As a public institution, Normandale Community College is possibly violating separation of church provisions of the US constitution, all because of intimidation by Muslims in the student body. It also may be violating Title IX of the US Civil Rights law as regarding segregation by sex. What is occurring in this Minnesota Community College is adoption of Sharia by intimidation of the administration.

Ms. Kersten is to be commended for publishing this blog entry. It has generated more than several hundred comments since it was posted. It should be of concern as well to Chancellor James H. McCormack and trustees of the Minnesota State Colleges and University System. The prayer room ought to be closed as it violates US law because it constitutes proselytizing of a faith and it segregates women, a violation of civil rights laws.

Apparently, the Minnesota ACLU agreed with these observations and did something about it. On December 18th, it sent a letter to the President of Normandale. In a press release, the ACLU chapter noted:

The ACLU-MN is concerned that the way the prayer room is currently structured may violate the establishment clause, which states that Congress shall make no law respecting an establishment of religion, or prohibiting the free exercise thereof.

The ACLU-MN sent a letter yesterday to Normandale Community College asking for more information about how exactly the prayer room is used, and explaining what the current laws say about reasonable accommodation. ACLU-MN does not oppose allowing students a space to pray but the school must allow students of all denominations equal access to space. In the letter to Normandale Community College we urge that if the allegations are indeed true that Normandale must take immediate action to remedy the problem.

“The wisdom of our founding fathers on the entanglement of religion and government is as important today as it was 200 years ago,” said Charles Samuelson, executive director of the ACLU Minnesota.

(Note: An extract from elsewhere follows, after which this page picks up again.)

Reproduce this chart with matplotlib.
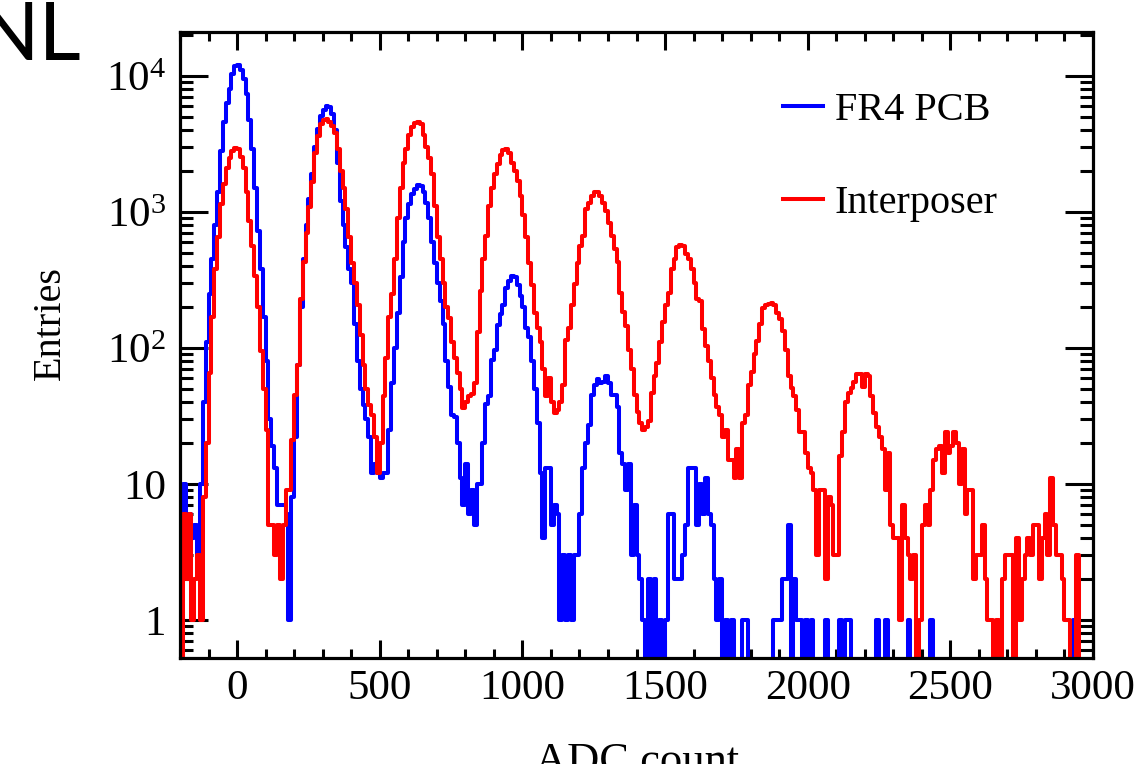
import numpy as np
import matplotlib
matplotlib.use("Agg")
import matplotlib.pyplot as plt
from matplotlib.ticker import MultipleLocator, LogLocator, NullFormatter

plt.rcParams['font.family'] = ['Liberation Serif', 'DejaVu Serif']
plt.rcParams['mathtext.fontset'] = 'custom'
plt.rcParams['mathtext.rm'] = 'Liberation Serif'
plt.rcParams['mathtext.it'] = 'Liberation Serif:italic'

# histogram binning (ADC count), 10 counts per bin
bin_edges = np.arange(-200, 3001, 10)

# entries per bin, one row = 100 ADC counts
fr4_counts = [
    2, 10, 3, 6, 4, 5, 3, 10, 40, 110,                      # -200
    250, 450, 800, 1400, 2800, 4600, 6300, 8000, 10300, 11800,  # -100
    12100, 11000, 9500, 7300, 4700, 2900, 1500, 720, 380, 170,  # 0
    80, 30, 19, 13, 7, 7, 7, 6, 1, 8,                       # 100
    22, 75, 200, 450, 800, 1250, 1900, 3000, 4100, 5100,    # 200
    5600, 6000, 5900, 5200, 4000, 2300, 1200, 800, 550, 380,  # 300
    300, 150, 80, 50, 38, 30, 22, 12, 14, 12,               # 400
    11, 12, 12, 25, 55, 100, 180, 330, 600, 900,            # 500
    1150, 1350, 1480, 1580, 1560, 1400, 1170, 900, 600, 420,  # 600
    300, 220, 150, 80, 52, 32, 31, 20, 11, 7,               # 700
    14, 6, 9, 5, 10, 10, 20, 39, 44, 81,                    # 800
    97, 147, 178, 208, 275, 310, 340, 330, 290, 240,        # 900
    200, 140, 120, 80, 50, 28, 12, 4, 13, 13,               # 1000
    5, 7, 6, 1, 3, 1, 3, 1, 3, 3,                           # 1100
    6, 13, 20, 27, 45, 53, 59, 55, 56, 62,                  # 1200
    55, 45, 45, 37, 17, 14, 9, 14, 3, 7,                    # 1300
    3, 2, 1, 0, 2, 0, 2, 0, 1, 0,                           # 1400
    1, 6, 6, 2, 2, 2, 3, 5, 13, 13,                         # 1500
    13, 5, 10, 6, 11, 6, 5, 2, 1, 2,                        # 1600
    0, 1, 0, 1, 0, 0, 0, 1, 1, 0,                           # 1700
    0, 0, 0, 0, 0, 0, 0, 0, 1, 1,                           # 1800
    1, 2, 2, 5, 0, 2, 1, 1, 0, 1,                           # 1900
    0, 1, 0, 0, 0, 0, 1, 0, 0, 0,                           # 2000
    0, 1, 0, 1, 1, 0, 0, 0, 0, 0,                           # 2100
    0, 0, 0, 0, 1, 0, 0, 1, 0, 0,                           # 2200
    0, 0, 0, 0, 0, 1, 0, 0, 0, 0,                           # 2300
    0, 0, 0, 1, 0, 0, 0, 0, 0, 0,                           # 2400
    0, 0, 0, 0, 0, 0, 0, 0, 0, 0,                           # 2500
    0, 0, 0, 0, 0, 0, 0, 0, 0, 0,                           # 2600
    0, 0, 0, 0, 0, 0, 0, 0, 0, 0,                           # 2700
    0, 0, 0, 0, 0, 0, 0, 0, 0, 0,                           # 2800
    0, 0, 0, 1, 0, 0, 0, 0, 0, 0,                           # 2900
]

interposer_counts = [
    0, 6, 2, 6, 1, 2, 3, 1, 8, 20,                          # -200
    65, 170, 380, 650, 1150, 1600, 2100, 2500, 2780, 2950,  # -100
    2900, 2550, 2100, 1400, 850, 560, 340, 200, 95, 50,     # 0
    25, 5, 5, 3, 5, 2, 5, 9, 9, 21,                         # 100
    45, 75, 230, 430, 700, 1080, 1650, 2700, 3600, 4400,    # 200
    4750, 4800, 4600, 4300, 3800, 2900, 2000, 1500, 1050, 650,  # 300
    420, 300, 205, 125, 75, 50, 38, 32, 22, 12,             # 400
    20, 44, 85, 170, 250, 450, 900, 1500, 2300, 2900,       # 500
    3700, 4200, 4500, 4560, 4400, 3700, 3000, 2500, 1900, 1100,  # 600
    650, 450, 300, 200, 167, 110, 85, 65, 50, 36,           # 700
    40, 44, 46, 55, 130, 260, 450, 670, 1100, 1500,         # 800
    1900, 2250, 2600, 2850, 2900, 2700, 2300, 2000, 1700, 1300,  # 900
    950, 650, 420, 290, 180, 140, 110, 70, 44, 60,          # 1000
    40, 33, 35, 40, 53, 115, 141, 205, 297, 420,            # 1100
    560, 670, 1050, 1170, 1310, 1390, 1390, 1310, 1170, 1020,  # 1200
    830, 660, 530, 425, 255, 183, 145, 97, 70, 45,          # 1300
    34, 28, 25, 26, 29, 47, 62, 78, 110, 156,               # 1400
    205, 255, 380, 450, 550, 575, 560, 490, 450, 380,       # 1500
    300, 228, 220, 138, 103, 80, 60, 45, 37, 32,            # 1600
    22, 25, 15, 15, 11, 18, 11, 28, 32, 53,                 # 1700
    66, 90, 112, 149, 198, 205, 210, 215, 205, 180,         # 1800
    162, 133, 97, 62, 51, 44, 35, 24, 24, 17,               # 1900
    13, 12, 9, 3, 9, 9, 2, 8, 7, 3,                         # 2000
    3, 16, 24, 40, 47, 51, 56, 64, 64, 52,                  # 2100
    64, 62, 44, 33, 26, 22, 18, 9, 17, 5,                   # 2200
    4, 4, 1, 7, 4, 3, 2, 3, 0, 1,                           # 2300
    5, 7, 5, 9, 15, 18, 19, 12, 24, 17,                     # 2400
    19, 24, 20, 10, 18, 6, 9, 9, 2, 3,                      # 2500
    3, 5, 2, 1, 1, 0, 1, 0, 2, 3,                           # 2600
    3, 3, 0, 4, 1, 2, 3, 4, 3, 5,                           # 2700
    5, 2, 4, 6, 3, 11, 5, 3, 3, 2,                          # 2800
    1, 1, 0, 0, 3, 0, 0, 0, 0, 0,                           # 2900
]

series_labels = ['FR4 PCB', 'Interposer']
series_colors = ['#0000ff', '#ff0000']

y_ticks = [1, 10, 100, 1000, 10000]
y_tick_labels = ['1', '10', '$10^{2}$', '$10^{3}$', '$10^{4}$']

fig = plt.figure(figsize=(11.4, 7.64), dpi=100)
ax = fig.add_axes([0.1579, 0.1387, 0.8009, 0.8194])

for counts, label, color in zip([fr4_counts, interposer_counts], series_labels, series_colors):
    y = np.append(np.array(counts, dtype=float), counts[-1])
    ax.step(bin_edges, y, where='post', color=color, lw=2.9, label=label)

ax.set_yscale('log', nonpositive='clip')
ax.set_xlim(-200, 3000)
ax.set_ylim(0.525, 2.1e4)

ax.xaxis.set_major_locator(MultipleLocator(500))
ax.xaxis.set_minor_locator(MultipleLocator(100))
ax.set_yticks(y_ticks, labels=y_tick_labels)
ax.yaxis.set_minor_locator(LogLocator(base=10, subs=np.arange(2, 10)))
ax.yaxis.set_minor_formatter(NullFormatter())

ax.tick_params(axis='both', which='both', direction='in', top=True, right=True,
               width=2.2, labelsize=31)
ax.tick_params(axis='x', which='major', length=13, pad=8)
ax.tick_params(axis='x', which='minor', length=6.5)
ax.tick_params(axis='y', which='major', length=20, pad=10)
ax.tick_params(axis='y', which='minor', length=9.5)
for s in ax.spines.values():
    s.set_linewidth(2.3)

fig.text(637 / 1140, -0.012, 'ADC count', fontsize=32, ha='center', va='baseline')
fig.text(50 / 1140, 1 - 323 / 764, 'Entries', fontsize=29, rotation=90,
         ha='center', va='center')

fig.text(-24 / 1140, 1 - 60 / 764, 'NL', family=['Lato', 'DejaVu Sans'],
         fontsize=59, ha='left', va='baseline')

leg = ax.legend(loc='upper left', bbox_to_anchor=(0.66, 0.905), frameon=False,
                fontsize=29, handlelength=1.0, handletextpad=0.3,
                labelspacing=1.4, borderpad=0, borderaxespad=0)

fig.savefig('out.png', dpi=100)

While the ACLU concentrated on the establishment clause, doubtless, the US Department of Education, Office of Civil Rights should lodge a complaint regarding the violation of Title IX of the US Civil Rights Law regarding sex discrimination in public facilities.

What these ‘cases’ clearly indicate is the untoward consequences of the UN determining who comes to the US and becomes a citizen. The UNHCR mandate has created cracks in the US humanitarian refugee program. Discrimination against one group of imperiled refugees, as in the instance of Christians from Iraq, while on the other hand permitting Somalis who may harbor Jihadis to become US citizens and impose Sharia Islamic standards while breaking our laws suggests that the 1980 Refugee Act is a scandal. It needs more than the palliatives outlined in a 2003 State Department report on reform of this refugee program, entitled, “The U.S. Refugee Admissions Program: Reforms for a New Era of Refugee Resettlement.”

As revered US Supreme Court Justice Louis Brandeis said in one of his landmark dissents:  Sunlight is the best disinfectant.”  The ‘disinfectant’ in the matter of the broken humanitarian immigration program is an investigation by an oversight committee of Congress leading to the overhaul of the tattered 1980 Refugee Act.